Wang's core claim is that eval is upstream of everything else. Training is optimization, and optimization is only as good as its objective. The objective comes from measurement. If you cannot predict how your measurements change at scale, you cannot design the right training objective, the right safety layer, the right scaling decision. Get the eval wrong and everything downstream follows wrong, invisibly, until it is too late.
The labs that figure out how to evaluate ahead of the curve will be the ones that scale safely. The ones that do not will be the ones that get surprised.
There are grounds for cautious optimism in the research Wang cites. Shan, Li, and Sompolinsky (PNAS 2026) derived order parameters for deep networks in a continual learning setting, and those parameters actually predicted phase transitions in learning ability. Nanda et al. (2023) used mechanistic interpretability to find internal structural changes that preceded grokking before it was visible in behavior. The challenge is extending these results from stylized settings to the systems labs are actually shipping.
Wang also points toward self-evolving evaluation: systems that use models to probe other models, automatically generating new test cases as capabilities change, discovering failure modes the original designers never anticipated. If model capabilities improve faster than human eval teams can update benchmarks, the evaluation pipeline has to become adaptive. The alternative is a widening gap between what tests measure and what models can do.
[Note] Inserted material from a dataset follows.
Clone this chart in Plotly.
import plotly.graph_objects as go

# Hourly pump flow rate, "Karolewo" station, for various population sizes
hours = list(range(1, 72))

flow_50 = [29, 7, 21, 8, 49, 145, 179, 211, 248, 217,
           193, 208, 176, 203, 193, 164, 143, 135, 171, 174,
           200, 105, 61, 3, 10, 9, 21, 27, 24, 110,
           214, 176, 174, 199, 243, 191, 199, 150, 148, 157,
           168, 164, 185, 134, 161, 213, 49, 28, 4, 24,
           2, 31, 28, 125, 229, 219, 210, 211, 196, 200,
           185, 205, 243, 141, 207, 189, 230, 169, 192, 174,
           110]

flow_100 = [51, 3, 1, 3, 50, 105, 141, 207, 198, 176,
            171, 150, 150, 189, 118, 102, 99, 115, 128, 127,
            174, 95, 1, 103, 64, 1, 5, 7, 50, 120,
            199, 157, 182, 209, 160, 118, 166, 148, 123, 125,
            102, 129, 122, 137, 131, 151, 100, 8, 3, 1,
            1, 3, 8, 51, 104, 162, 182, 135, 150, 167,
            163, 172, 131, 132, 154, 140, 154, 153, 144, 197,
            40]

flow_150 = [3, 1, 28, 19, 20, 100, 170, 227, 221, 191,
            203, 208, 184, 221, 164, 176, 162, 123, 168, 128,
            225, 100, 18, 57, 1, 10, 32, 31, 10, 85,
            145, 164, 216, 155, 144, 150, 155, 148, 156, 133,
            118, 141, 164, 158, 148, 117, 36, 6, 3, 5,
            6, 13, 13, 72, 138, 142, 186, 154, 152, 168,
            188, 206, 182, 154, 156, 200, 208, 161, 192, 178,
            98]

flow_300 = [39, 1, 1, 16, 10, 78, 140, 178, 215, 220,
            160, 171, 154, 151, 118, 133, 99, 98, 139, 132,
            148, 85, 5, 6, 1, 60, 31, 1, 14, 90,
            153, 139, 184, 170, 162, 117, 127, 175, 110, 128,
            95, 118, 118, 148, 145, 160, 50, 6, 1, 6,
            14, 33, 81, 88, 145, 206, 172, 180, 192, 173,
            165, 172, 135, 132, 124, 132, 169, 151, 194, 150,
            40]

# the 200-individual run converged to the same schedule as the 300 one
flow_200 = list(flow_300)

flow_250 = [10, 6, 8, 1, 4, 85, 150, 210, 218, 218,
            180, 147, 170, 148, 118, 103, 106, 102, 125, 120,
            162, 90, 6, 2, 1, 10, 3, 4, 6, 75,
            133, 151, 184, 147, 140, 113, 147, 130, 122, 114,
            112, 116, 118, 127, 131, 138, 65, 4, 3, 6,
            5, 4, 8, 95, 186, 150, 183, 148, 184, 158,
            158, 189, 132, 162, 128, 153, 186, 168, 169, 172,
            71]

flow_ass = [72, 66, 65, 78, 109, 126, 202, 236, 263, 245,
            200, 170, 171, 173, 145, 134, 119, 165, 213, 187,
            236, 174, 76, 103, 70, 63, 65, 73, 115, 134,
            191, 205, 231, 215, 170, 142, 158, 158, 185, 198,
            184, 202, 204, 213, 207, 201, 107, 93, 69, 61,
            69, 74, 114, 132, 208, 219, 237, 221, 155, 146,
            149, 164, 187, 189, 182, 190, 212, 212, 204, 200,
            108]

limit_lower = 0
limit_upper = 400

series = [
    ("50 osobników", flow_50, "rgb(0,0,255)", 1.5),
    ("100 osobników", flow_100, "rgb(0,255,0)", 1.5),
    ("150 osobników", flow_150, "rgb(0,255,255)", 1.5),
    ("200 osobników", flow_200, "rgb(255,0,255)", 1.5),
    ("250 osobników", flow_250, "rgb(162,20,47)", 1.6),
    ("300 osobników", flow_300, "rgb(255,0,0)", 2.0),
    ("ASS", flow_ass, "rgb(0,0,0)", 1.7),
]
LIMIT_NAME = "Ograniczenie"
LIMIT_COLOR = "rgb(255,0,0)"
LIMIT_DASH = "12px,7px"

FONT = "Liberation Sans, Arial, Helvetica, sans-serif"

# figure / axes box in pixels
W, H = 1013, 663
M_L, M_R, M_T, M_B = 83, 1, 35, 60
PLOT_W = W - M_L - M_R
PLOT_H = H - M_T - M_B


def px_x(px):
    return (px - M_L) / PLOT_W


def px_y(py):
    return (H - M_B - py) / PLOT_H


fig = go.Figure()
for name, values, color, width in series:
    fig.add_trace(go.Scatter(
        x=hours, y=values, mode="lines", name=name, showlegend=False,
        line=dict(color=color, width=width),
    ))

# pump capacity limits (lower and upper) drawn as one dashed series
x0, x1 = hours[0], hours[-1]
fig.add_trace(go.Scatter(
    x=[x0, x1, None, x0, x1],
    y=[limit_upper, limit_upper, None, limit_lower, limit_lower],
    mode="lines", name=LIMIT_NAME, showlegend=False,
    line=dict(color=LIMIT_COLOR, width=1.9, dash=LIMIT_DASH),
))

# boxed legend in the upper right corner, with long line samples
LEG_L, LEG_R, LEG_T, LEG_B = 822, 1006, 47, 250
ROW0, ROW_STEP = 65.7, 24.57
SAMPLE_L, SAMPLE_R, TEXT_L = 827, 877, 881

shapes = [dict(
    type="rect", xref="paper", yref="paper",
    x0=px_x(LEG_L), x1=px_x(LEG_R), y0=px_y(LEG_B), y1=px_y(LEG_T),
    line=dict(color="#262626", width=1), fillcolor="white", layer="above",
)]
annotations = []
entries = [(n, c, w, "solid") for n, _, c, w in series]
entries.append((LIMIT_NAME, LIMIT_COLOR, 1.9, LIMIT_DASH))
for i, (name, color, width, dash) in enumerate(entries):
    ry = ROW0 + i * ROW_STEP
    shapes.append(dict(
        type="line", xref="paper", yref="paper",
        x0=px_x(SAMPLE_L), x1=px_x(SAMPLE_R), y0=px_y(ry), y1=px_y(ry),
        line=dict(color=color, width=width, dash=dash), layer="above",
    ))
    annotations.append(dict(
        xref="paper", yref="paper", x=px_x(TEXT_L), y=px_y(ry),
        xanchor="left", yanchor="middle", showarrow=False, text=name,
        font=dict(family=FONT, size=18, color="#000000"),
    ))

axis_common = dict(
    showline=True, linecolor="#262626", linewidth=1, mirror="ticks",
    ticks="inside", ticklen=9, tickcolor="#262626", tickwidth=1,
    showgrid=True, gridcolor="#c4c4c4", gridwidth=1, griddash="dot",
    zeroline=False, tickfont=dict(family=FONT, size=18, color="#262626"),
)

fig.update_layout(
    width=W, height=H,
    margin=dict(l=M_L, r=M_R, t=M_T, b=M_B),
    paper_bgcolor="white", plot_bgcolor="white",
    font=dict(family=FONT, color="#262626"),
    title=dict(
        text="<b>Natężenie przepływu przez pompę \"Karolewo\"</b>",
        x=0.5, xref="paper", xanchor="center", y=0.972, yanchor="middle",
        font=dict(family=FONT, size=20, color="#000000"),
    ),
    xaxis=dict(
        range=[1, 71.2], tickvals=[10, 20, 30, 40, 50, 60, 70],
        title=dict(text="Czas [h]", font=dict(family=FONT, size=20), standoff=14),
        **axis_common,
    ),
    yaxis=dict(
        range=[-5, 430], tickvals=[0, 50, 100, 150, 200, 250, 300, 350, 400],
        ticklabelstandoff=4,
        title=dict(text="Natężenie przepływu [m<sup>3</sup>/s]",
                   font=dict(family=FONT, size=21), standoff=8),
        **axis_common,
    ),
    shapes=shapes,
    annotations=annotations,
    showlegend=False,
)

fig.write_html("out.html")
The essay is 9266 words of clearly argued technical writing from someone who built at the frontier. That is rarer than it should be. Wang is not claiming a breakthrough; he is describing a structural problem the field has been stepping around. The problem is real, the stakes are high, and the essay is worth reading in full.
The question he leaves open is whether anyone at the labs actually building the next scale jump is paying attention. Eval infrastructure does not ship a demo. It does not generate a benchmark headline. It is invisible until it breaks, and when it breaks, you find out the hard way.